▶ **What needs to be done**
All the data must come back unchanged, except that pictures are left out.

----------

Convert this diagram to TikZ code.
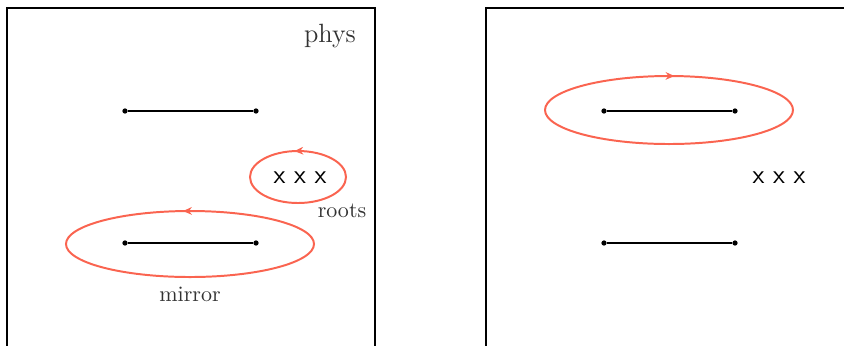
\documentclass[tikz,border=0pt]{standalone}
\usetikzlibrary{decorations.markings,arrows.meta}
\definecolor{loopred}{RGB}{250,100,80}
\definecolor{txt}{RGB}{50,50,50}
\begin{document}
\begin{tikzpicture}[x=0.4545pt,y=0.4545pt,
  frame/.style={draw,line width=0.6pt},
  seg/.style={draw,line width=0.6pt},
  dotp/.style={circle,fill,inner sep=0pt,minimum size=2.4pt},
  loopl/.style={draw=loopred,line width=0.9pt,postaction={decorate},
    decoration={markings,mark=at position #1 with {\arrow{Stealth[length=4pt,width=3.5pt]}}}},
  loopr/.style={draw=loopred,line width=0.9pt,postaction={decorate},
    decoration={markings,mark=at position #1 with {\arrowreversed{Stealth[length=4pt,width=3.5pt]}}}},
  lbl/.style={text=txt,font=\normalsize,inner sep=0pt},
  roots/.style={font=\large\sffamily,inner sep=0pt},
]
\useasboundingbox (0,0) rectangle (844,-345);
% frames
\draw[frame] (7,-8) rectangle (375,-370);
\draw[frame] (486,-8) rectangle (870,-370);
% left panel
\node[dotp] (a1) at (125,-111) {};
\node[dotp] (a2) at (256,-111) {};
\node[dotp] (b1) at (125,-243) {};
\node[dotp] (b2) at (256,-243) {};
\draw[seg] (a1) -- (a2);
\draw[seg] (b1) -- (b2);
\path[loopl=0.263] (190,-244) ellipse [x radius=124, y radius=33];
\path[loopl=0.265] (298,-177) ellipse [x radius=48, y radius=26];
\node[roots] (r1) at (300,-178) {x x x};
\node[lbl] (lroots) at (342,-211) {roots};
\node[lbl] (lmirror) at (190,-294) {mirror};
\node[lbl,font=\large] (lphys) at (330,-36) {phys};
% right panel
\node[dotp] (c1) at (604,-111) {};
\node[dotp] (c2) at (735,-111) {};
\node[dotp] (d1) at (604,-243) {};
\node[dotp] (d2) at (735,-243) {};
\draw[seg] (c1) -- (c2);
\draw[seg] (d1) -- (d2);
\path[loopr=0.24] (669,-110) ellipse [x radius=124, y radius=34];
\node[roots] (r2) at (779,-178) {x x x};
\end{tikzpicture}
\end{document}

----------

▶ **Correct result**
Convert this diagram to TikZ code.
\documentclass[tikz,border=0pt]{standalone}
\usetikzlibrary{decorations.markings,arrows.meta}
\definecolor{loopred}{RGB}{250,100,80}
\definecolor{txt}{RGB}{50,50,50}
\begin{document}
\begin{tikzpicture}[x=0.4545pt,y=0.4545pt,
  frame/.style={draw,line width=0.6pt},
  seg/.style={draw,line width=0.6pt},
  dotp/.style={circle,fill,inner sep=0pt,minimum size=2.4pt},
  loopl/.style={draw=loopred,line width=0.9pt,postaction={decorate},
    decoration={markings,mark=at position #1 with {\arrow{Stealth[length=4pt,width=3.5pt]}}}},
  loopr/.style={draw=loopred,line width=0.9pt,postaction={decorate},
    decoration={markings,mark=at position #1 with {\arrowreversed{Stealth[length=4pt,width=3.5pt]}}}},
  lbl/.style={text=txt,font=\normalsize,inner sep=0pt},
  roots/.style={font=\large\sffamily,inner sep=0pt},
]
\useasboundingbox (0,0) rectangle (844,-345);
% frames
\draw[frame] (7,-8) rectangle (375,-370);
\draw[frame] (486,-8) rectangle (870,-370);
% left panel
\node[dotp] (a1) at (125,-111) {};
\node[dotp] (a2) at (256,-111) {};
\node[dotp] (b1) at (125,-243) {};
\node[dotp] (b2) at (256,-243) {};
\draw[seg] (a1) -- (a2);
\draw[seg] (b1) -- (b2);
\path[loopl=0.263] (190,-244) ellipse [x radius=124, y radius=33];
\path[loopl=0.265] (298,-177) ellipse [x radius=48, y radius=26];
\node[roots] (r1) at (300,-178) {x x x};
\node[lbl] (lroots) at (342,-211) {roots};
\node[lbl] (lmirror) at (190,-294) {mirror};
\node[lbl,font=\large] (lphys) at (330,-36) {phys};
% right panel
\node[dotp] (c1) at (604,-111) {};
\node[dotp] (c2) at (735,-111) {};
\node[dotp] (d1) at (604,-243) {};
\node[dotp] (d2) at (735,-243) {};
\draw[seg] (c1) -- (c2);
\draw[seg] (d1) -- (d2);
\path[loopr=0.24] (669,-110) ellipse [x radius=124, y radius=34];
\node[roots] (r2) at (779,-178) {x x x};
\end{tikzpicture}
\end{document}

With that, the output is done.